Objective
Out of the lines below, please list those that hold the string "React".
-- Data block start --
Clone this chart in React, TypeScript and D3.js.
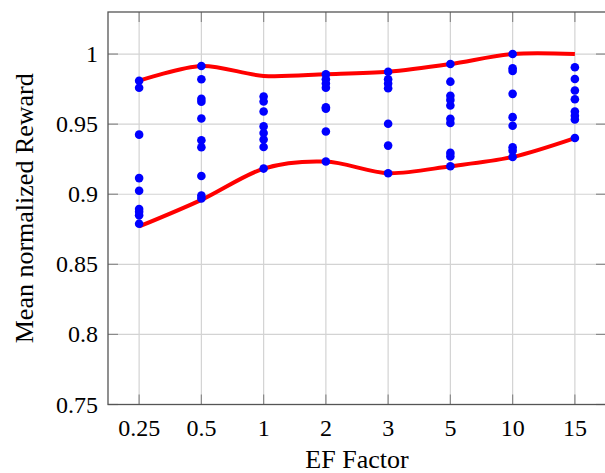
import React from "react";
import * as d3 from "d3";

const categories = ["0.25", "0.5", "1", "2", "3", "5", "10", "15"];
const yTicks = [0.75, 0.8, 0.85, 0.9, 0.95, 1];
const yTickLabels = ["0.75", "0.8", "0.85", "0.9", "0.95", "1"];

const points025 = [0.981, 0.976, 0.9425, 0.9115, 0.9025, 0.8895, 0.8875, 0.885, 0.879];
const points05 = [0.9915, 0.982, 0.968, 0.966, 0.954, 0.9385, 0.9335, 0.913, 0.899, 0.897];
const points1 = [0.9697, 0.9661, 0.959, 0.9484, 0.9437, 0.939, 0.9337, 0.9183];
const points2 = [0.9856, 0.982, 0.979, 0.976, 0.962, 0.961, 0.9448, 0.9233];
const points3 = [0.9874, 0.982, 0.979, 0.9756, 0.9503, 0.9347, 0.915];
const points5 = [0.9929, 0.9803, 0.9702, 0.9673, 0.9633, 0.9538, 0.9508, 0.9295, 0.927, 0.92];
const points10 = [1.0, 0.9898, 0.988, 0.9716, 0.955, 0.9489, 0.9335, 0.9311, 0.9266];
const points15 = [0.9906, 0.9822, 0.974, 0.9678, 0.959, 0.956, 0.9533, 0.9401];
const pointsByCategory = [points025, points05, points1, points2, points3, points5, points10, points15];

const upperEnvelope = [0.981, 0.9915, 0.9844, 0.9856, 0.9874, 0.9929, 1.0, 1.0];
const lowerEnvelope = [0.877, 0.896, 0.9183, 0.9233, 0.915, 0.92, 0.9266, 0.9401];

const W = 605;
const H = 473;
const M = { left: 108, right: 606, top: 12, bottom: 404.5 };
const FONT = "'Liberation Serif', 'DejaVu Serif', serif";

export default function App() {
  const x = d3.scalePoint<string>().domain(categories).range([M.left, M.right]).padding(0.5);
  const y = d3.scaleLinear().domain([0.75, 1.03]).range([M.bottom, M.top]);
  const line = d3
    .line<number>()
    .x((_, i) => x(categories[i]) as number)
    .y((d) => y(d))
    .curve(d3.curveCardinal.tension(0.1));

  const grid = "#d3d3d3";
  const tickCol = "#8a8a8a";
  const frame = "#555";
  const tl = 10;

  return (
    <svg
      width={W}
      height={H}
      style={{ position: "absolute", left: 0, top: 0, background: "#fff" }}
      fontFamily={FONT}
    >
      {/* grid */}
      {categories.map((c) => (
        <line key={"gx" + c} x1={x(c)} x2={x(c)} y1={M.top} y2={M.bottom} stroke={grid} strokeWidth={1.2} />
      ))}
      {yTicks.map((t) => (
        <line key={"gy" + t} x1={M.left} x2={M.right} y1={y(t)} y2={y(t)} stroke={grid} strokeWidth={1.2} />
      ))}
      {/* tick marks */}
      {categories.map((c) => (
        <g key={"tx" + c}>
          <line x1={x(c)} x2={x(c)} y1={M.bottom} y2={M.bottom - tl} stroke={tickCol} strokeWidth={1.2} />
          <line x1={x(c)} x2={x(c)} y1={M.top} y2={M.top + tl} stroke={tickCol} strokeWidth={1.2} />
        </g>
      ))}
      {yTicks.map((t) => (
        <g key={"ty" + t}>
          <line x1={M.left} x2={M.left + tl} y1={y(t)} y2={y(t)} stroke={tickCol} strokeWidth={1.2} />
          <line x1={M.right} x2={M.right - tl} y1={y(t)} y2={y(t)} stroke={tickCol} strokeWidth={1.2} />
        </g>
      ))}
      {/* envelopes */}
      <path d={line(upperEnvelope) || ""} fill="none" stroke="#ff0000" strokeWidth={4} />
      <path d={line(lowerEnvelope) || ""} fill="none" stroke="#ff0000" strokeWidth={4} />
      {/* points */}
      {pointsByCategory.map((pts, i) =>
        pts.map((v, j) => (
          <circle key={"p" + i + "-" + j} cx={x(categories[i])} cy={y(v)} r={4.3} fill="#0000ff" />
        ))
      )}
      {/* frame */}
      <rect x={M.left} y={M.top} width={M.right - M.left} height={M.bottom - M.top} fill="none" stroke={frame} strokeWidth={1.3} />
      {/* tick labels */}
      {categories.map((c) => (
        <text key={"lx" + c} x={x(c)} y={M.bottom + 31} textAnchor="middle" fontSize={24} fill="#000">
          {c}
        </text>
      ))}
      {yTicks.map((t, i) => (
        <text key={"ly" + t} x={M.left - 10} y={y(t) + 8} textAnchor="end" fontSize={24} fill="#000">
          {yTickLabels[i]}
        </text>
      ))}
      {/* axis labels */}
      <text x={(M.left + M.right) / 2} y={468} textAnchor="middle" fontSize={26} fill="#000">
        EF Factor
      </text>
      <text
        transform={`translate(33, ${(M.top + M.bottom) / 2}) rotate(-90)`}
        textAnchor="middle"
        fontSize={26}
        fill="#000"
      >
        Mean normalized Reward
      </text>
    </svg>
  );
}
-- Data block end --
Response below
Clone this chart in React, TypeScript and D3.js.
import React from "react";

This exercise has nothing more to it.